== Records supplied
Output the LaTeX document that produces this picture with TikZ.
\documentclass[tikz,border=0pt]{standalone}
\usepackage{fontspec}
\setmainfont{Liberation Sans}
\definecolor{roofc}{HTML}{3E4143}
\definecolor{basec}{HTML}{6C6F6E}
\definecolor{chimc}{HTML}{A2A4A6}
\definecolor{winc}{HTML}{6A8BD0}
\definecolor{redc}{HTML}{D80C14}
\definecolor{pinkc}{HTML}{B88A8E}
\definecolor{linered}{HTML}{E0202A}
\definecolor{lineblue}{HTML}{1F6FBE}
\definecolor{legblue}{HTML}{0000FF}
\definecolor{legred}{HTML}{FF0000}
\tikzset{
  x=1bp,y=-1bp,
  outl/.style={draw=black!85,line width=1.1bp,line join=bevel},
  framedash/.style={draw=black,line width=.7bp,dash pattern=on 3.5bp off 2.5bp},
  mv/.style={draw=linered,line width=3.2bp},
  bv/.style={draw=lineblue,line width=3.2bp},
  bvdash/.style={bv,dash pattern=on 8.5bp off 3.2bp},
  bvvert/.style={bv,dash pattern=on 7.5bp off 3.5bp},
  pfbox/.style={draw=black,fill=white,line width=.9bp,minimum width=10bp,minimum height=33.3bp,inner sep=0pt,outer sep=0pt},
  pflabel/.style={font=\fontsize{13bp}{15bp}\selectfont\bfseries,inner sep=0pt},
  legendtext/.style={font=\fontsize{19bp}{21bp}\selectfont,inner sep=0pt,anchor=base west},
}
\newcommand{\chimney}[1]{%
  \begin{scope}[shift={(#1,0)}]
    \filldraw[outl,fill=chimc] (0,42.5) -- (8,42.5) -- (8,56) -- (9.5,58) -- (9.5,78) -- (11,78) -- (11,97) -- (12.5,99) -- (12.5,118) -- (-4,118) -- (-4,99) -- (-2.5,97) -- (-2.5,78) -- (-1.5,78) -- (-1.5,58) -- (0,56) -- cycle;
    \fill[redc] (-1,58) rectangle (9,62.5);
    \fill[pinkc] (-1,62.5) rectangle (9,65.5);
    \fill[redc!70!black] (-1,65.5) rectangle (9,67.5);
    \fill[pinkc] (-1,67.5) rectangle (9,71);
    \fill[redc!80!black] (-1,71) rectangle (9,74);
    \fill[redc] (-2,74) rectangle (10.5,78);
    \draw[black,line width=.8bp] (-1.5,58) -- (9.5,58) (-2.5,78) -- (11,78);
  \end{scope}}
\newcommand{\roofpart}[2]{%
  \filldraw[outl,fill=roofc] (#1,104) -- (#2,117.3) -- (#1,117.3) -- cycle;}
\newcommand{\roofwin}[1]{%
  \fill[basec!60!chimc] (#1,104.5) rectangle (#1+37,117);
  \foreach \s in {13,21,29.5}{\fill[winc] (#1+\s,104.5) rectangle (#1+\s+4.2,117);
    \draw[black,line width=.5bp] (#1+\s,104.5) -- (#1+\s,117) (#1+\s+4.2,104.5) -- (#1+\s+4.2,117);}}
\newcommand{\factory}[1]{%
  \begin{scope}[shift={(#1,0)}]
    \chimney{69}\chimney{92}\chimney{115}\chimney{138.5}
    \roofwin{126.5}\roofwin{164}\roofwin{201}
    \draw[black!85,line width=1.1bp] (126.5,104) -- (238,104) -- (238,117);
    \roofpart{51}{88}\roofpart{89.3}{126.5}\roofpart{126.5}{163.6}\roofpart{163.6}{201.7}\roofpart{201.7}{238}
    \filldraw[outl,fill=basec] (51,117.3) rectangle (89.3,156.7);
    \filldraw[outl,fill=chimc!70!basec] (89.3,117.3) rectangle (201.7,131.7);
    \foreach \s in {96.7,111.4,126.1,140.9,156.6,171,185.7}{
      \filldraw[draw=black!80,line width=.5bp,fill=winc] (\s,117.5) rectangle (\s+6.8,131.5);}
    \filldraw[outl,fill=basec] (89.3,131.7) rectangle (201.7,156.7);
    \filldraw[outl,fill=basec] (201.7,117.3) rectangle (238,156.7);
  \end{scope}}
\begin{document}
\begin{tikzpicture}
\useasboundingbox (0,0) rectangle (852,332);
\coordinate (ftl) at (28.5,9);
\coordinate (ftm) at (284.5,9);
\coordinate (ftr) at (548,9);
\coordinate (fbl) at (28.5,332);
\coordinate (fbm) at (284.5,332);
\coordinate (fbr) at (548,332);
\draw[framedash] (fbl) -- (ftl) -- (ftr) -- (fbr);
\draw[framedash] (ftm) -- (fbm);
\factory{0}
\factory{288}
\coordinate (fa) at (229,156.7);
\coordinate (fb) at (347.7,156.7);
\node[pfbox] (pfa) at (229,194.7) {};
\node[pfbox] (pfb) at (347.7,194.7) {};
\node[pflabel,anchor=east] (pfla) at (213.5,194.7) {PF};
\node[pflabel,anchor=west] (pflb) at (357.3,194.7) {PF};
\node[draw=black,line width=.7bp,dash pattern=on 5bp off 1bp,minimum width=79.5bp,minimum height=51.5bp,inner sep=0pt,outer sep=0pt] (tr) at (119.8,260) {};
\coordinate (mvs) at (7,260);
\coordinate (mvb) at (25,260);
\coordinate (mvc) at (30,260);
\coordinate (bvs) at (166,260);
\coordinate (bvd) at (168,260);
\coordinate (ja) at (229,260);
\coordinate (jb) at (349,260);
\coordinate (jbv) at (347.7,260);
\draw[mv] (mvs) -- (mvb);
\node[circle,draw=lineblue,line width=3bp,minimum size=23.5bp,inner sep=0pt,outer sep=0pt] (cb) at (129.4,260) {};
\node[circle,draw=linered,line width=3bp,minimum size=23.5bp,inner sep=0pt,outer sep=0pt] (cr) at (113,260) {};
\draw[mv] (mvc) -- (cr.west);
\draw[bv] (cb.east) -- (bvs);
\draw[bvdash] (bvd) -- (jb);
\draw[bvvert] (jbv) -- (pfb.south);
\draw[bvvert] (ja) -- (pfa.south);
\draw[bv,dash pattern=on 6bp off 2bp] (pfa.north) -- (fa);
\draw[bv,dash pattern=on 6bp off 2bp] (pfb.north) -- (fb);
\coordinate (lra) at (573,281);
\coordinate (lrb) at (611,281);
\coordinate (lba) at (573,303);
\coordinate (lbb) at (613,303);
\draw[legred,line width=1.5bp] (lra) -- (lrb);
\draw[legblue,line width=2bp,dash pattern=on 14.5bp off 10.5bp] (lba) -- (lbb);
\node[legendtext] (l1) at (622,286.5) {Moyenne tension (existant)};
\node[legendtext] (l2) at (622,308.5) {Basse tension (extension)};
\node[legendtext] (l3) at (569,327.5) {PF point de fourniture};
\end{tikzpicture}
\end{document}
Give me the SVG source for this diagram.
====
Task to complete: Transcribe all lines as written.

Result:
Output the LaTeX document that produces this picture with TikZ.
\documentclass[tikz,border=0pt]{standalone}
\usepackage{fontspec}
\setmainfont{Liberation Sans}
\definecolor{roofc}{HTML}{3E4143}
\definecolor{basec}{HTML}{6C6F6E}
\definecolor{chimc}{HTML}{A2A4A6}
\definecolor{winc}{HTML}{6A8BD0}
\definecolor{redc}{HTML}{D80C14}
\definecolor{pinkc}{HTML}{B88A8E}
\definecolor{linered}{HTML}{E0202A}
\definecolor{lineblue}{HTML}{1F6FBE}
\definecolor{legblue}{HTML}{0000FF}
\definecolor{legred}{HTML}{FF0000}
\tikzset{
  x=1bp,y=-1bp,
  outl/.style={draw=black!85,line width=1.1bp,line join=bevel},
  framedash/.style={draw=black,line width=.7bp,dash pattern=on 3.5bp off 2.5bp},
  mv/.style={draw=linered,line width=3.2bp},
  bv/.style={draw=lineblue,line width=3.2bp},
  bvdash/.style={bv,dash pattern=on 8.5bp off 3.2bp},
  bvvert/.style={bv,dash pattern=on 7.5bp off 3.5bp},
  pfbox/.style={draw=black,fill=white,line width=.9bp,minimum width=10bp,minimum height=33.3bp,inner sep=0pt,outer sep=0pt},
  pflabel/.style={font=\fontsize{13bp}{15bp}\selectfont\bfseries,inner sep=0pt},
  legendtext/.style={font=\fontsize{19bp}{21bp}\selectfont,inner sep=0pt,anchor=base west},
}
\newcommand{\chimney}[1]{%
  \begin{scope}[shift={(#1,0)}]
    \filldraw[outl,fill=chimc] (0,42.5) -- (8,42.5) -- (8,56) -- (9.5,58) -- (9.5,78) -- (11,78) -- (11,97) -- (12.5,99) -- (12.5,118) -- (-4,118) -- (-4,99) -- (-2.5,97) -- (-2.5,78) -- (-1.5,78) -- (-1.5,58) -- (0,56) -- cycle;
    \fill[redc] (-1,58) rectangle (9,62.5);
    \fill[pinkc] (-1,62.5) rectangle (9,65.5);
    \fill[redc!70!black] (-1,65.5) rectangle (9,67.5);
    \fill[pinkc] (-1,67.5) rectangle (9,71);
    \fill[redc!80!black] (-1,71) rectangle (9,74);
    \fill[redc] (-2,74) rectangle (10.5,78);
    \draw[black,line width=.8bp] (-1.5,58) -- (9.5,58) (-2.5,78) -- (11,78);
  \end{scope}}
\newcommand{\roofpart}[2]{%
  \filldraw[outl,fill=roofc] (#1,104) -- (#2,117.3) -- (#1,117.3) -- cycle;}
\newcommand{\roofwin}[1]{%
  \fill[basec!60!chimc] (#1,104.5) rectangle (#1+37,117);
  \foreach \s in {13,21,29.5}{\fill[winc] (#1+\s,104.5) rectangle (#1+\s+4.2,117);
    \draw[black,line width=.5bp] (#1+\s,104.5) -- (#1+\s,117) (#1+\s+4.2,104.5) -- (#1+\s+4.2,117);}}
\newcommand{\factory}[1]{%
  \begin{scope}[shift={(#1,0)}]
    \chimney{69}\chimney{92}\chimney{115}\chimney{138.5}
    \roofwin{126.5}\roofwin{164}\roofwin{201}
    \draw[black!85,line width=1.1bp] (126.5,104) -- (238,104) -- (238,117);
    \roofpart{51}{88}\roofpart{89.3}{126.5}\roofpart{126.5}{163.6}\roofpart{163.6}{201.7}\roofpart{201.7}{238}
    \filldraw[outl,fill=basec] (51,117.3) rectangle (89.3,156.7);
    \filldraw[outl,fill=chimc!70!basec] (89.3,117.3) rectangle (201.7,131.7);
    \foreach \s in {96.7,111.4,126.1,140.9,156.6,171,185.7}{
      \filldraw[draw=black!80,line width=.5bp,fill=winc] (\s,117.5) rectangle (\s+6.8,131.5);}
    \filldraw[outl,fill=basec] (89.3,131.7) rectangle (201.7,156.7);
    \filldraw[outl,fill=basec] (201.7,117.3) rectangle (238,156.7);
  \end{scope}}
\begin{document}
\begin{tikzpicture}
\useasboundingbox (0,0) rectangle (852,332);
\coordinate (ftl) at (28.5,9);
\coordinate (ftm) at (284.5,9);
\coordinate (ftr) at (548,9);
\coordinate (fbl) at (28.5,332);
\coordinate (fbm) at (284.5,332);
\coordinate (fbr) at (548,332);
\draw[framedash] (fbl) -- (ftl) -- (ftr) -- (fbr);
\draw[framedash] (ftm) -- (fbm);
\factory{0}
\factory{288}
\coordinate (fa) at (229,156.7);
\coordinate (fb) at (347.7,156.7);
\node[pfbox] (pfa) at (229,194.7) {};
\node[pfbox] (pfb) at (347.7,194.7) {};
\node[pflabel,anchor=east] (pfla) at (213.5,194.7) {PF};
\node[pflabel,anchor=west] (pflb) at (357.3,194.7) {PF};
\node[draw=black,line width=.7bp,dash pattern=on 5bp off 1bp,minimum width=79.5bp,minimum height=51.5bp,inner sep=0pt,outer sep=0pt] (tr) at (119.8,260) {};
\coordinate (mvs) at (7,260);
\coordinate (mvb) at (25,260);
\coordinate (mvc) at (30,260);
\coordinate (bvs) at (166,260);
\coordinate (bvd) at (168,260);
\coordinate (ja) at (229,260);
\coordinate (jb) at (349,260);
\coordinate (jbv) at (347.7,260);
\draw[mv] (mvs) -- (mvb);
\node[circle,draw=lineblue,line width=3bp,minimum size=23.5bp,inner sep=0pt,outer sep=0pt] (cb) at (129.4,260) {};
\node[circle,draw=linered,line width=3bp,minimum size=23.5bp,inner sep=0pt,outer sep=0pt] (cr) at (113,260) {};
\draw[mv] (mvc) -- (cr.west);
\draw[bv] (cb.east) -- (bvs);
\draw[bvdash] (bvd) -- (jb);
\draw[bvvert] (jbv) -- (pfb.south);
\draw[bvvert] (ja) -- (pfa.south);
\draw[bv,dash pattern=on 6bp off 2bp] (pfa.north) -- (fa);
\draw[bv,dash pattern=on 6bp off 2bp] (pfb.north) -- (fb);
\coordinate (lra) at (573,281);
\coordinate (lrb) at (611,281);
\coordinate (lba) at (573,303);
\coordinate (lbb) at (613,303);
\draw[legred,line width=1.5bp] (lra) -- (lrb);
\draw[legblue,line width=2bp,dash pattern=on 14.5bp off 10.5bp] (lba) -- (lbb);
\node[legendtext] (l1) at (622,286.5) {Moyenne tension (existant)};
\node[legendtext] (l2) at (622,308.5) {Basse tension (extension)};
\node[legendtext] (l3) at (569,327.5) {PF point de fourniture};
\end{tikzpicture}
\end{document}
Give me the SVG source for this diagram.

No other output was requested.